> **Exercise objective**
Write out the listing below exactly, and omit any images you find in it.

> **Supplied data**
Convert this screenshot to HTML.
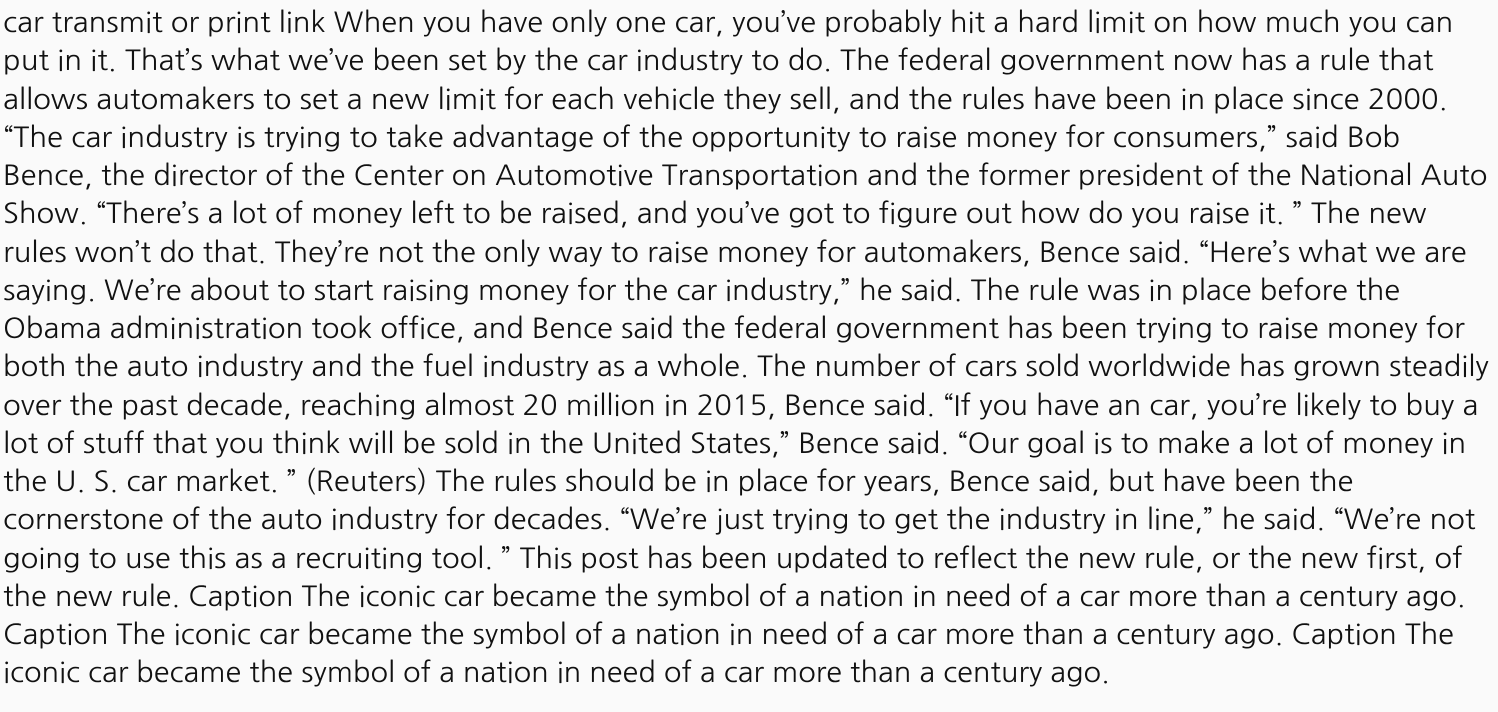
<!DOCTYPE html>
<html>
<head>
<meta charset="utf-8">
<style>
html,body{margin:0;padding:0;background:#fafafa;}
body{width:1498px;height:712px;overflow:hidden;}
#article{position:absolute;left:3px;top:4px;font-family:"NanumGothic","Liberation Sans",sans-serif;font-size:28.25px;line-height:38.25px;color:#111;white-space:nowrap;}
.l{display:block;height:38.25px;}
.l span{display:inline-block;transform-origin:0 0;}
</style>
</head>
<body>
<div id="article">
<span class="l"><span>car transmit or print link When you have only one car, you’ve probably hit a hard limit on how much you can</span></span>
<span class="l"><span>put in it. That’s what we’ve been set by the car industry to do. The federal government now has a rule that</span></span>
<span class="l"><span>allows automakers to set a new limit for each vehicle they sell, and the rules have been in place since 2000.</span></span>
<span class="l"><span>“The car industry is trying to take advantage of the opportunity to raise money for consumers,” said Bob</span></span>
<span class="l"><span>Bence, the director of the Center on Automotive Transportation and the former president of the National Auto</span></span>
<span class="l"><span>Show. “There’s a lot of money left to be raised, and you’ve got to figure out how do you raise it. ” The new</span></span>
<span class="l"><span>rules won’t do that. They’re not the only way to raise money for automakers, Bence said. “Here’s what we are</span></span>
<span class="l"><span>saying. We’re about to start raising money for the car industry,” he said. The rule was in place before the</span></span>
<span class="l"><span>Obama administration took office, and Bence said the federal government has been trying to raise money for</span></span>
<span class="l"><span>both the auto industry and the fuel industry as a whole. The number of cars sold worldwide has grown steadily</span></span>
<span class="l"><span>over the past decade, reaching almost 20 million in 2015, Bence said. “If you have an car, you’re likely to buy a</span></span>
<span class="l"><span>lot of stuff that you think will be sold in the United States,” Bence said. “Our goal is to make a lot of money in</span></span>
<span class="l"><span>the U. S. car market. ” (Reuters) The rules should be in place for years, Bence said, but have been the</span></span>
<span class="l"><span>cornerstone of the auto industry for decades. “We’re just trying to get the industry in line,” he said. “We’re not</span></span>
<span class="l"><span>going to use this as a recruiting tool. ” This post has been updated to reflect the new rule, or the new first, of</span></span>
<span class="l"><span>the new rule. Caption The iconic car became the symbol of a nation in need of a car more than a century ago.</span></span>
<span class="l"><span>Caption The iconic car became the symbol of a nation in need of a car more than a century ago. Caption The</span></span>
<span class="l"><span>iconic car became the symbol of a nation in need of a car more than a century ago.</span></span>
</div>
<script>
var lineEnds = [1453,1433,1448,1400,1487,1426,1467,1400,1464,1489,1478,1466,1353,1475,1463,1466,1454,1110];
function fit() {
  var spans = document.querySelectorAll('.l > span');
  for (var i = 0; i < spans.length; i++) {
    spans[i].style.transform = 'none';
    var w = spans[i].offsetWidth;
    var target = lineEnds[i] - 3;
    if (w > 0) spans[i].style.transform = 'scaleX(' + (target / w) + ')';
  }
}
fit();
if (document.fonts && document.fonts.ready) document.fonts.ready.then(fit);
window.addEventListener('load', fit);
</script>
</body>
</html>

> **Reply**
Convert this screenshot to HTML.
<!DOCTYPE html>
<html>
<head>
<meta charset="utf-8">
<style>
html,body{margin:0;padding:0;background:#fafafa;}
body{width:1498px;height:712px;overflow:hidden;}
#article{position:absolute;left:3px;top:4px;font-family:"NanumGothic","Liberation Sans",sans-serif;font-size:28.25px;line-height:38.25px;color:#111;white-space:nowrap;}
.l{display:block;height:38.25px;}
.l span{display:inline-block;transform-origin:0 0;}
</style>
</head>
<body>
<div id="article">
<span class="l"><span>car transmit or print link When you have only one car, you’ve probably hit a hard limit on how much you can</span></span>
<span class="l"><span>put in it. That’s what we’ve been set by the car industry to do. The federal government now has a rule that</span></span>
<span class="l"><span>allows automakers to set a new limit for each vehicle they sell, and the rules have been in place since 2000.</span></span>
<span class="l"><span>“The car industry is trying to take advantage of the opportunity to raise money for consumers,” said Bob</span></span>
<span class="l"><span>Bence, the director of the Center on Automotive Transportation and the former president of the National Auto</span></span>
<span class="l"><span>Show. “There’s a lot of money left to be raised, and you’ve got to figure out how do you raise it. ” The new</span></span>
<span class="l"><span>rules won’t do that. They’re not the only way to raise money for automakers, Bence said. “Here’s what we are</span></span>
<span class="l"><span>saying. We’re about to start raising money for the car industry,” he said. The rule was in place before the</span></span>
<span class="l"><span>Obama administration took office, and Bence said the federal government has been trying to raise money for</span></span>
<span class="l"><span>both the auto industry and the fuel industry as a whole. The number of cars sold worldwide has grown steadily</span></span>
<span class="l"><span>over the past decade, reaching almost 20 million in 2015, Bence said. “If you have an car, you’re likely to buy a</span></span>
<span class="l"><span>lot of stuff that you think will be sold in the United States,” Bence said. “Our goal is to make a lot of money in</span></span>
<span class="l"><span>the U. S. car market. ” (Reuters) The rules should be in place for years, Bence said, but have been the</span></span>
<span class="l"><span>cornerstone of the auto industry for decades. “We’re just trying to get the industry in line,” he said. “We’re not</span></span>
<span class="l"><span>going to use this as a recruiting tool. ” This post has been updated to reflect the new rule, or the new first, of</span></span>
<span class="l"><span>the new rule. Caption The iconic car became the symbol of a nation in need of a car more than a century ago.</span></span>
<span class="l"><span>Caption The iconic car became the symbol of a nation in need of a car more than a century ago. Caption The</span></span>
<span class="l"><span>iconic car became the symbol of a nation in need of a car more than a century ago.</span></span>
</div>
<script>
var lineEnds = [1453,1433,1448,1400,1487,1426,1467,1400,1464,1489,1478,1466,1353,1475,1463,1466,1454,1110];
function fit() {
  var spans = document.querySelectorAll('.l > span');
  for (var i = 0; i < spans.length; i++) {
    spans[i].style.transform = 'none';
    var w = spans[i].offsetWidth;
    var target = lineEnds[i] - 3;
    if (w > 0) spans[i].style.transform = 'scaleX(' + (target / w) + ')';
  }
}
fit();
if (document.fonts && document.fonts.ready) document.fonts.ready.then(fit);
window.addEventListener('load', fit);
</script>
</body>
</html>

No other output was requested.